In recent years various hospitals have developed in-house versions of these combination tests as well, some of which look for more than a dozen different respiratory pathogens simultaneously using P.C.R. technology. Those “multiplex” tests are especially helpful in diagnosing illnesses in people with weak immune systems because they allow doctors to swiftly discern what pathogen is making a person sick before it is too late to start the right treatments.

A French company, bioMérieux, sells a P.C.R. test that looks for the coronavirus as well as 21 other viruses and bacteria simultaneously. And Roche recently bought a company that sells a machine that can screen for more than 20 pathogens in one go.
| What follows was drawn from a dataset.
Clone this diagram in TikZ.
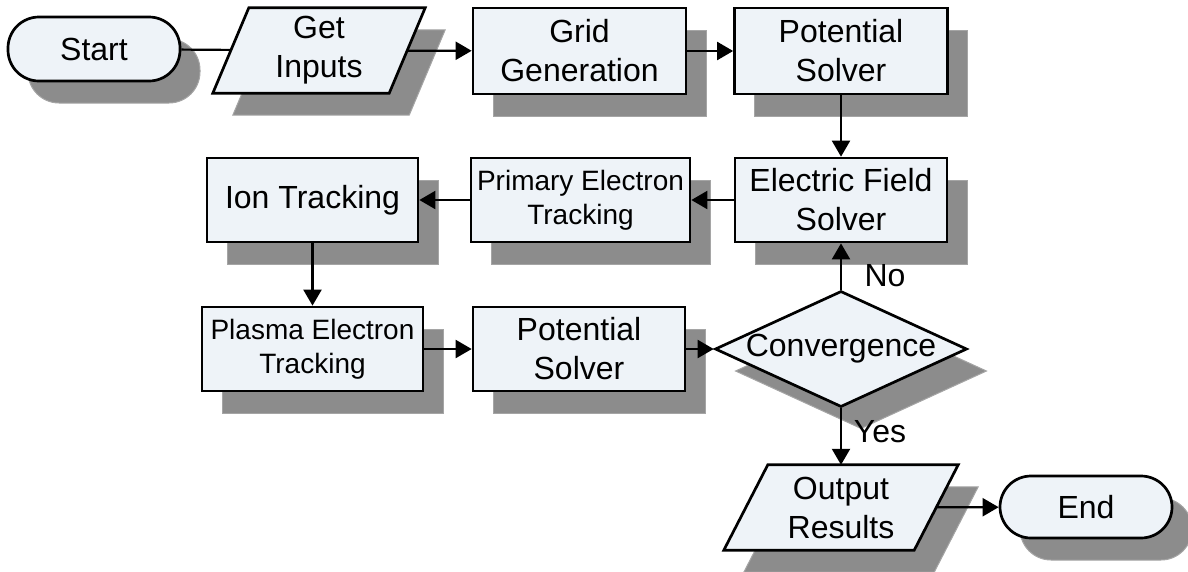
\documentclass[tikz,border=0pt]{standalone}
\usepackage{fontspec}
\setmainfont{Liberation Sans}
\usetikzlibrary{shapes.geometric,shadows,arrows.meta}
\definecolor{boxfill}{RGB}{238,243,248}
\definecolor{shfill}{RGB}{140,140,140}
\definecolor{shedge}{RGB}{165,165,165}
\pgfdeclarelayer{background}
\pgfsetlayers{background,main}
\tikzset{
  sh/.style={drop shadow={shadow xshift=20pt, shadow yshift=-22pt, fill=shfill, draw=shedge, line width=1pt, opacity=1}},
  txt/.style={inner sep=0pt, align=center, font=\fontsize{32}{39}\selectfont},
  base/.style={txt, draw=black, line width=2.7pt, fill=boxfill, sh},
  proc/.style={base, rectangle},
  term/.style={base, rectangle, rounded corners=31pt},
  iotext/.style={txt, rectangle},
  dec/.style={base, diamond},
  smalltext/.style={font=\fontsize{28}{34}\selectfont},
  shpara/.style={fill=shfill, draw=shedge, line width=1pt},
  para/.style={fill=boxfill, draw=black, line width=2.7pt},
  arr/.style={line width=2.2pt, -{Triangle[length=16pt,width=18pt]}},
  conn/.style={line width=2.2pt},
  lbl/.style={font=\fontsize{32}{39}\selectfont, inner sep=0pt},
}
\begin{document}
\begin{tikzpicture}[x=1pt,y=-1pt]
\useasboundingbox (0,0) rectangle (1188,571);
% row 1
\node[term, minimum width=172pt, minimum height=64pt] (start) at (94,49) {Start};
\node[iotext, minimum width=176pt, minimum height=85pt] (get) at (319,50.5) {Get\\Inputs};
\node[proc, minimum width=213pt, minimum height=86pt] (grid) at (579.5,51) {Grid\\Generation};
\node[proc, minimum width=213pt, minimum height=86pt] (pot1) at (841,51) {Potential\\Solver};
% row 2
\node[proc, minimum width=212pt, minimum height=84pt] (efs) at (841,200) {Electric Field\\Solver};
\node[proc, smalltext, minimum width=219pt, minimum height=84pt] (prim) at (580.5,200) {Primary Electron\\Tracking};
\node[proc, minimum width=211pt, minimum height=84pt] (ion) at (312.5,200) {Ion Tracking};
% row 3
\node[proc, smalltext, minimum width=221pt, minimum height=84pt] (plasma) at (312.5,349) {Plasma Electron\\Tracking};
\node[proc, minimum width=212pt, minimum height=84pt] (pot2) at (579,349) {Potential\\Solver};
\node[dec, minimum width=252pt, minimum height=116pt] (conv) at (841,349) {\makebox[0pt]{Convergence}};
% row 4
\node[iotext, minimum width=190pt, minimum height=85pt] (out) at (841,507.5) {Output\\Results};
\node[term, minimum width=172pt, minimum height=62pt] (end) at (1086,507) {End};
% parallelogram outlines (input / output)
\begin{pgfonlayer}{background}
  \path[shpara] ([xshift=2pt,yshift=-22pt]get.south west) -- ([xshift=38pt,yshift=-22pt]get.north west)
    -- ([xshift=38pt,yshift=-22pt]get.north east) -- ([xshift=2pt,yshift=-22pt]get.south east) -- cycle;
  \path[para] ([xshift=-18pt]get.south west) -- ([xshift=18pt]get.north west)
    -- ([xshift=18pt]get.north east) -- ([xshift=-18pt]get.south east) -- cycle;
  \path[shpara] ([xshift=-2pt,yshift=-22pt]out.south west) -- ([xshift=42pt,yshift=-22pt]out.north west)
    -- ([xshift=42pt,yshift=-22pt]out.north east) -- ([xshift=-2pt,yshift=-22pt]out.south east) -- cycle;
  \path[para] ([xshift=-22pt]out.south west) -- ([xshift=22pt]out.north west)
    -- ([xshift=22pt]out.north east) -- ([xshift=-22pt]out.south east) -- cycle;
\end{pgfonlayer}
% labels
\node[lbl] (no) at (885,276) {No};
\node[lbl] (yes) at (880,432) {Yes};
% connectors
\draw[conn] (start) -- (get);
\draw[arr] (get) -- (grid);
\draw[arr] (grid) -- (pot1);
\draw[arr] (pot1) -- (efs);
\draw[arr] (efs) -- (prim);
\draw[arr] (prim) -- (ion);
\draw[arr] (ion) -- (plasma);
\draw[arr] (plasma) -- (pot2);
\draw[arr] (pot2) -- (conv);
\draw[arr] (conv) -- (efs);
\draw[arr] (conv) -- (out);
\draw[arr] (out) -- (end);
\end{tikzpicture}
\end{document}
Testing for multiple pathogens does not always lead to a simple treatment, however. Co-infections, in which a person is infected with multiple viruses simultaneously, are more common than doctors expected, and sometimes the multiplex tests might detect a viral infection but miss a bacterial one, said Dr. Daniel Griffin, chief of infectious diseases at ProHealth New York. A patient could carry the influenza virus but also test positive for a bacterium such as pneumococcus, for example.

“We initially thought that every time we identified a virus, we would just be able stop all antibiotics and just treat the virus if effective antiviral therapy was available,” Dr. Griffin said. “We now know that we often need to continue antibiotics,” he explained, because sometimes the multiplex tests are not sensitive enough to rule out a bacterial culprit.

Doctors and test developers are still grappling with how many pathogens to test patients for in different settings. “A burning question at every company is what panel is best — is it one, two, four, 20?” said Dr. Mark Miller, chief medical officer at bioMérieux. Relatively young and healthy adults might just need a quad test to know if they should start on Tamiflu for influenza, for example, but patients with underlying chronic diseases who are very sick might benefit from receiving the test for 22 different pathogens so that doctors can decide whether they need to be admitted to a hospital.